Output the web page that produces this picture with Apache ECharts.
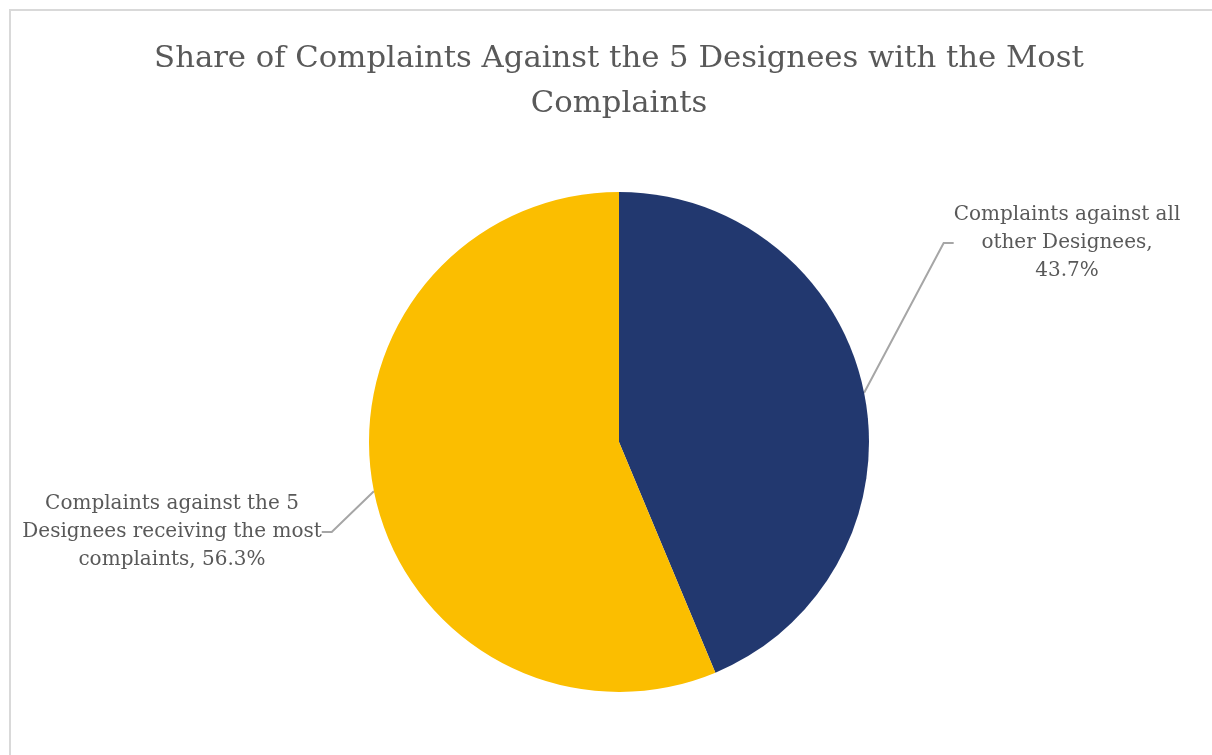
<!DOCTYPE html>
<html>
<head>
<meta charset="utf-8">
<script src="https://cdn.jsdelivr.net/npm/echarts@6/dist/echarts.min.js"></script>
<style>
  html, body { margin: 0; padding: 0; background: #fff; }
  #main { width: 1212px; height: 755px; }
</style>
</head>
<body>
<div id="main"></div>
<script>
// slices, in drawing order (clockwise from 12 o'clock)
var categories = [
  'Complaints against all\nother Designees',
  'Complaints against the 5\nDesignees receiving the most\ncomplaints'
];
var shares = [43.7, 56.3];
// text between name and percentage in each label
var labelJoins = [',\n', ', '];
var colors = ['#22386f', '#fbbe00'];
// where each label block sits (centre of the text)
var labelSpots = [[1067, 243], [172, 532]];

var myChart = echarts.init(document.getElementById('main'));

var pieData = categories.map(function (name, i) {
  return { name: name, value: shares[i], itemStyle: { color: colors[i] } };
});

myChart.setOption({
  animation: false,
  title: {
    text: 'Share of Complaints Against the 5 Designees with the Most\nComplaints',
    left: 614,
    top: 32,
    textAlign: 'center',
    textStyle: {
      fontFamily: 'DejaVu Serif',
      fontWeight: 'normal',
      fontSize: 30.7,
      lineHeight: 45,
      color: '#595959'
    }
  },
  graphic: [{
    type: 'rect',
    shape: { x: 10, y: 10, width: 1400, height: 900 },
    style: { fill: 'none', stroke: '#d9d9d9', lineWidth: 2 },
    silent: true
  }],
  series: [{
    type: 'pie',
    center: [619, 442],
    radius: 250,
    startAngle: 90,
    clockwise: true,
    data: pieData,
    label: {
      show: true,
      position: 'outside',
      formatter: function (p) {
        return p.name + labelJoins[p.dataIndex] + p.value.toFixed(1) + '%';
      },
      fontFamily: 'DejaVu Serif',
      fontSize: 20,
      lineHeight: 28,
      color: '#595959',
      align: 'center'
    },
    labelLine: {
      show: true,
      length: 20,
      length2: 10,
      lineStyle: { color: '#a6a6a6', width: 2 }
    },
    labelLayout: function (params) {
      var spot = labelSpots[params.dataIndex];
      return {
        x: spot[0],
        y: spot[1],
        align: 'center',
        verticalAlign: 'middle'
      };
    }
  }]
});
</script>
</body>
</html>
§ §
Reproduce every line of the material precisely, omitting its pictures.

Output the web page that produces this picture with Apache ECharts.
<!DOCTYPE html>
<html>
<head>
<meta charset="utf-8">
<script src="https://cdn.jsdelivr.net/npm/echarts@6/dist/echarts.min.js"></script>
<style>
  html, body { margin: 0; padding: 0; background: #fff; }
  #main { width: 1212px; height: 755px; }
</style>
</head>
<body>
<div id="main"></div>
<script>
// slices, in drawing order (clockwise from 12 o'clock)
var categories = [
  'Complaints against all\nother Designees',
  'Complaints against the 5\nDesignees receiving the most\ncomplaints'
];
var shares = [43.7, 56.3];
// text between name and percentage in each label
var labelJoins = [',\n', ', '];
var colors = ['#22386f', '#fbbe00'];
// where each label block sits (centre of the text)
var labelSpots = [[1067, 243], [172, 532]];

var myChart = echarts.init(document.getElementById('main'));

var pieData = categories.map(function (name, i) {
  return { name: name, value: shares[i], itemStyle: { color: colors[i] } };
});

myChart.setOption({
  animation: false,
  title: {
    text: 'Share of Complaints Against the 5 Designees with the Most\nComplaints',
    left: 614,
    top: 32,
    textAlign: 'center',
    textStyle: {
      fontFamily: 'DejaVu Serif',
      fontWeight: 'normal',
      fontSize: 30.7,
      lineHeight: 45,
      color: '#595959'
    }
  },
  graphic: [{
    type: 'rect',
    shape: { x: 10, y: 10, width: 1400, height: 900 },
    style: { fill: 'none', stroke: '#d9d9d9', lineWidth: 2 },
    silent: true
  }],
  series: [{
    type: 'pie',
    center: [619, 442],
    radius: 250,
    startAngle: 90,
    clockwise: true,
    data: pieData,
    label: {
      show: true,
      position: 'outside',
      formatter: function (p) {
        return p.name + labelJoins[p.dataIndex] + p.value.toFixed(1) + '%';
      },
      fontFamily: 'DejaVu Serif',
      fontSize: 20,
      lineHeight: 28,
      color: '#595959',
      align: 'center'
    },
    labelLine: {
      show: true,
      length: 20,
      length2: 10,
      lineStyle: { color: '#a6a6a6', width: 2 }
    },
    labelLayout: function (params) {
      var spot = labelSpots[params.dataIndex];
      return {
        x: spot[0],
        y: spot[1],
        align: 'center',
        verticalAlign: 'middle'
      };
    }
  }]
});
</script>
</body>
</html>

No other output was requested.